-- START --
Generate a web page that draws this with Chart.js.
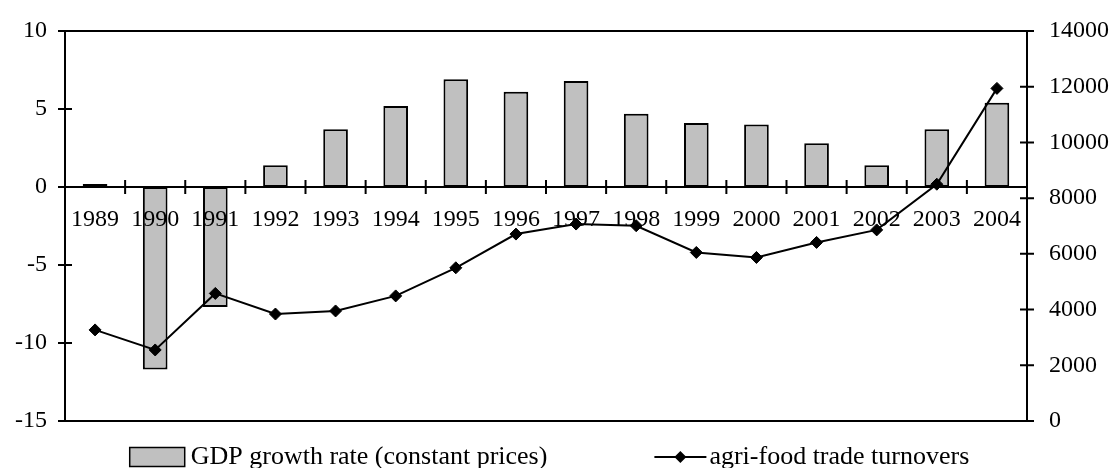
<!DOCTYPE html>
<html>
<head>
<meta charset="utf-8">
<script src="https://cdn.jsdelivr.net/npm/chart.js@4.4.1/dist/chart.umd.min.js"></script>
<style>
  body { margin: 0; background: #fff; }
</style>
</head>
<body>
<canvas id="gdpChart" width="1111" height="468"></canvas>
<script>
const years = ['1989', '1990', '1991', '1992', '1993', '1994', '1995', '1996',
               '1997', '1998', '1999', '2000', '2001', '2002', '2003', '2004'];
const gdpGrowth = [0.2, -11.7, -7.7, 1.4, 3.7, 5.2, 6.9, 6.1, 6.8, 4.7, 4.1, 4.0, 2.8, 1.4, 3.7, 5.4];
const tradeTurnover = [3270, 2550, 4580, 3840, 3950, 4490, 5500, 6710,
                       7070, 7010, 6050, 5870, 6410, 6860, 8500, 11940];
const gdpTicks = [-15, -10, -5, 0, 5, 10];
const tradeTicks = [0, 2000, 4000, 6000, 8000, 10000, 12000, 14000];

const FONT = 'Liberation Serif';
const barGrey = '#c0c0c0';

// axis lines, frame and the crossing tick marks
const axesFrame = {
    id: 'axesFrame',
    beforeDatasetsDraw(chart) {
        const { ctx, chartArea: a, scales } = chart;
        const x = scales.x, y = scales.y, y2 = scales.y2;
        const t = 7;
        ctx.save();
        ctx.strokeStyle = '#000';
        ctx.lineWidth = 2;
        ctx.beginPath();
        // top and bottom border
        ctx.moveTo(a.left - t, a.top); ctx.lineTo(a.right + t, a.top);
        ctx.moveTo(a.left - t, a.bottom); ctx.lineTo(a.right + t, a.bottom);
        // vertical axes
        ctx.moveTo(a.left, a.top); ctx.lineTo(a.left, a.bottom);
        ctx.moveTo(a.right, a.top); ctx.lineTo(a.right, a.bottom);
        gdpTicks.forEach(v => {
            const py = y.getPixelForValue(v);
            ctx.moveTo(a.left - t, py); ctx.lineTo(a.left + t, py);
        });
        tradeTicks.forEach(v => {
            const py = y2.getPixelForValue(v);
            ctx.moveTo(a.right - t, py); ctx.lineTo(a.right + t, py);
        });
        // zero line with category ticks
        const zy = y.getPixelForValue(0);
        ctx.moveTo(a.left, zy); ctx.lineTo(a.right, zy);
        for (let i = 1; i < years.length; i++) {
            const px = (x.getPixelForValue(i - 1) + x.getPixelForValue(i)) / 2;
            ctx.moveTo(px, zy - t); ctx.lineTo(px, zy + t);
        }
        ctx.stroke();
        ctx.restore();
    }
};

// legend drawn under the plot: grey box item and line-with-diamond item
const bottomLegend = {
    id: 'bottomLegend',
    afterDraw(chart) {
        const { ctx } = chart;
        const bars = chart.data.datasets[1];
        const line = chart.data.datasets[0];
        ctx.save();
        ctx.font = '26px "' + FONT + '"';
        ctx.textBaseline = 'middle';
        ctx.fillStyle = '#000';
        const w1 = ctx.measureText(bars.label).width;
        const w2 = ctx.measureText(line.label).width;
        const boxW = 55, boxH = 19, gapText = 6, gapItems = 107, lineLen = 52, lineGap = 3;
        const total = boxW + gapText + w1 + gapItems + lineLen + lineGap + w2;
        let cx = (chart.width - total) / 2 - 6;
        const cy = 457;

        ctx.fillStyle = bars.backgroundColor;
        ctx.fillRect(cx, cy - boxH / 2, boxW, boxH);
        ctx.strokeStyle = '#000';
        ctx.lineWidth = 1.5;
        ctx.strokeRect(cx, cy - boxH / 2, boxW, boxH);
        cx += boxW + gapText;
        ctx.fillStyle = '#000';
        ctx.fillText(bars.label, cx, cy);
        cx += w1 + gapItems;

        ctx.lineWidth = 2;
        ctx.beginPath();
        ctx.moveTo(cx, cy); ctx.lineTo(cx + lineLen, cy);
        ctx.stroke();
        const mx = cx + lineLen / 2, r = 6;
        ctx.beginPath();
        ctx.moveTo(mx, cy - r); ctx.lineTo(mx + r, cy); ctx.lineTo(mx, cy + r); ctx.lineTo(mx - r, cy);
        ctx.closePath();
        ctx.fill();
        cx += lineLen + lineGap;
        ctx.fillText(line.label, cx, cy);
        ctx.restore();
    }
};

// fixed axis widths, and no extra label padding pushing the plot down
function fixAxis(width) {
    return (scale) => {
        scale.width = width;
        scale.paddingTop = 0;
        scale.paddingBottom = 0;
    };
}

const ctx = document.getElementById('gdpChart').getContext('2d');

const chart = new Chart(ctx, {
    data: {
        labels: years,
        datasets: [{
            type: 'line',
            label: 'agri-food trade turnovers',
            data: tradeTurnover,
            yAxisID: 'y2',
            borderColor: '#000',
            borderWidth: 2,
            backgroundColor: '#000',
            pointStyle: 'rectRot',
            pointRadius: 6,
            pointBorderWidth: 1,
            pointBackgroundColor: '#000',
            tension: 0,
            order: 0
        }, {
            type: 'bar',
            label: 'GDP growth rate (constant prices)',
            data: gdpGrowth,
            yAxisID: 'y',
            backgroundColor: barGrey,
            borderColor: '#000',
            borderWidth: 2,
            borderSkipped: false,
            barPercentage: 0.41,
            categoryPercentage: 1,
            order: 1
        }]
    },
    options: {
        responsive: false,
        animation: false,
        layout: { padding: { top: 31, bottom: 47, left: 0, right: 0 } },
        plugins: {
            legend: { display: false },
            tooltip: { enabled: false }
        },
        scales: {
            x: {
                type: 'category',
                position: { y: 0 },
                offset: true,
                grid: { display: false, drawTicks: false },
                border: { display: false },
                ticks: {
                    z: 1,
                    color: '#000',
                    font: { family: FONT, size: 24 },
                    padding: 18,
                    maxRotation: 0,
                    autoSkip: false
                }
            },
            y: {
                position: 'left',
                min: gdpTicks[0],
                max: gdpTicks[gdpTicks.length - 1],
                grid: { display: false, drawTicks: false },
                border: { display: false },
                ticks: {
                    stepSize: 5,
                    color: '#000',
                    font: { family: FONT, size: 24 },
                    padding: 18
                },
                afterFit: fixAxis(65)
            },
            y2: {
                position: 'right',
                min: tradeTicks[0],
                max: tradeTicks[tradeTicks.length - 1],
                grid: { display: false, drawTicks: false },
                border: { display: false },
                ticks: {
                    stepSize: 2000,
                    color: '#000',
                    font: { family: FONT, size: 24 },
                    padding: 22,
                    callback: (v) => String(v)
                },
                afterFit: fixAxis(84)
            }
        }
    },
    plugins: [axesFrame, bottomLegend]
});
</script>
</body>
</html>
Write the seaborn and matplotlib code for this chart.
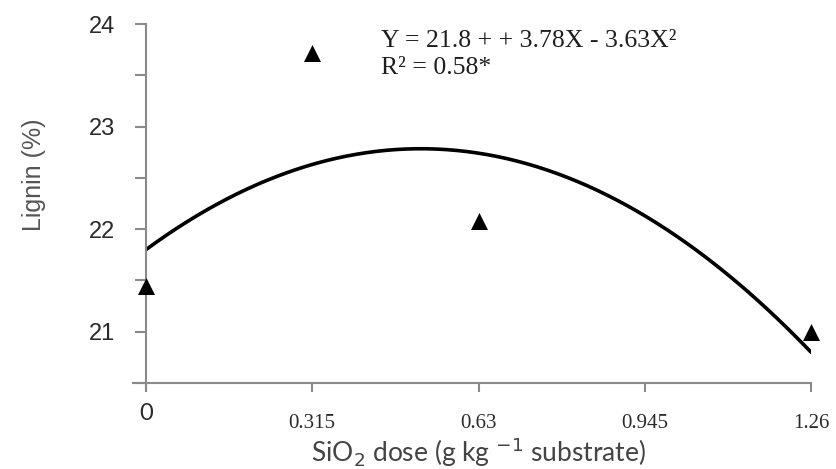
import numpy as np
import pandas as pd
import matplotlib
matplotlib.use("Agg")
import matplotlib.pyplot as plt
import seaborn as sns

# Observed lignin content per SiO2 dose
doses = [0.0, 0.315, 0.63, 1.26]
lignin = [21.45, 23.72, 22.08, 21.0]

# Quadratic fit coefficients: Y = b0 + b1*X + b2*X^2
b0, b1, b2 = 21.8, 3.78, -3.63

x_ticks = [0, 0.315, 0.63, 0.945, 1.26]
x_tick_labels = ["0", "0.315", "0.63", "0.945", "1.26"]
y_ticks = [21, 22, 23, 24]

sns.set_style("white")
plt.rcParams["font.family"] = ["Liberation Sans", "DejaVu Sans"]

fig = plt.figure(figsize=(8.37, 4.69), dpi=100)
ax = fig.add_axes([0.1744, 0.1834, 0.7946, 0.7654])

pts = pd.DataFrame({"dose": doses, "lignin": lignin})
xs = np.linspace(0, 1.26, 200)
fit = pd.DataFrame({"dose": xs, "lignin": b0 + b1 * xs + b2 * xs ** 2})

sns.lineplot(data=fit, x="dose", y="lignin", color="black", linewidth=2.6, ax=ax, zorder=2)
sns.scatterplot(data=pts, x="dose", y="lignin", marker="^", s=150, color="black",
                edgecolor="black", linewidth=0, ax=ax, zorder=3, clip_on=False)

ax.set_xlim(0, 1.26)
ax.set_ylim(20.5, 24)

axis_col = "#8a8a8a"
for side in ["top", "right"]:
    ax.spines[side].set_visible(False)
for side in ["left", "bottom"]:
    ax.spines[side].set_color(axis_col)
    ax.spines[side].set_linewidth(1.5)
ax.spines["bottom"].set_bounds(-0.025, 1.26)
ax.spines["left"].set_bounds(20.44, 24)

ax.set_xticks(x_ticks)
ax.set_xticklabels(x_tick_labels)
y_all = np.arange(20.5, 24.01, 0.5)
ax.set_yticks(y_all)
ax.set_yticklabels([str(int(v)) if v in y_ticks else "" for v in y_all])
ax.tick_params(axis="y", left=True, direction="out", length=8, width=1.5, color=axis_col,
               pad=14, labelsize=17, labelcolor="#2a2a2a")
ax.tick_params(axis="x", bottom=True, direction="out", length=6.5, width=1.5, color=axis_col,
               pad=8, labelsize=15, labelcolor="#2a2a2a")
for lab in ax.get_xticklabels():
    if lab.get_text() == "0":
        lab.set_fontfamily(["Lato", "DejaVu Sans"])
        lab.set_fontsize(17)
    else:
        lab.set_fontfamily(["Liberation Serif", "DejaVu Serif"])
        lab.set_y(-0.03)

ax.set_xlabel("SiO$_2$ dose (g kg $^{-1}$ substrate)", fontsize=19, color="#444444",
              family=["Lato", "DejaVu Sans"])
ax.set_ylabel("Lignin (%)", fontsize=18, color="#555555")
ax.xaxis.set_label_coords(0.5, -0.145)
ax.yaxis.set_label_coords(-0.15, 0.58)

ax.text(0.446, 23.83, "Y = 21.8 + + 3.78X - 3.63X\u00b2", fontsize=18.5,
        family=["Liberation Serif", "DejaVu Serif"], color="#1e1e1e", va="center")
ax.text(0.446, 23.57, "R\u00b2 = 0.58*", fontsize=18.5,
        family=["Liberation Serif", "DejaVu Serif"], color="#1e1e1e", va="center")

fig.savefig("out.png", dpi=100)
-- END --
**Aim:** Using the listing above, repeat word for word each line from the one with "Write the seaborn" down to the one with "b0 + b1 * xs", both included. Omit all pictures.

**Exercise output:**
Write the seaborn and matplotlib code for this chart.
import numpy as np
import pandas as pd
import matplotlib
matplotlib.use("Agg")
import matplotlib.pyplot as plt
import seaborn as sns

# Observed lignin content per SiO2 dose
doses = [0.0, 0.315, 0.63, 1.26]
lignin = [21.45, 23.72, 22.08, 21.0]

# Quadratic fit coefficients: Y = b0 + b1*X + b2*X^2
b0, b1, b2 = 21.8, 3.78, -3.63

x_ticks = [0, 0.315, 0.63, 0.945, 1.26]
x_tick_labels = ["0", "0.315", "0.63", "0.945", "1.26"]
y_ticks = [21, 22, 23, 24]

sns.set_style("white")
plt.rcParams["font.family"] = ["Liberation Sans", "DejaVu Sans"]

fig = plt.figure(figsize=(8.37, 4.69), dpi=100)
ax = fig.add_axes([0.1744, 0.1834, 0.7946, 0.7654])

pts = pd.DataFrame({"dose": doses, "lignin": lignin})
xs = np.linspace(0, 1.26, 200)
fit = pd.DataFrame({"dose": xs, "lignin": b0 + b1 * xs + b2 * xs ** 2})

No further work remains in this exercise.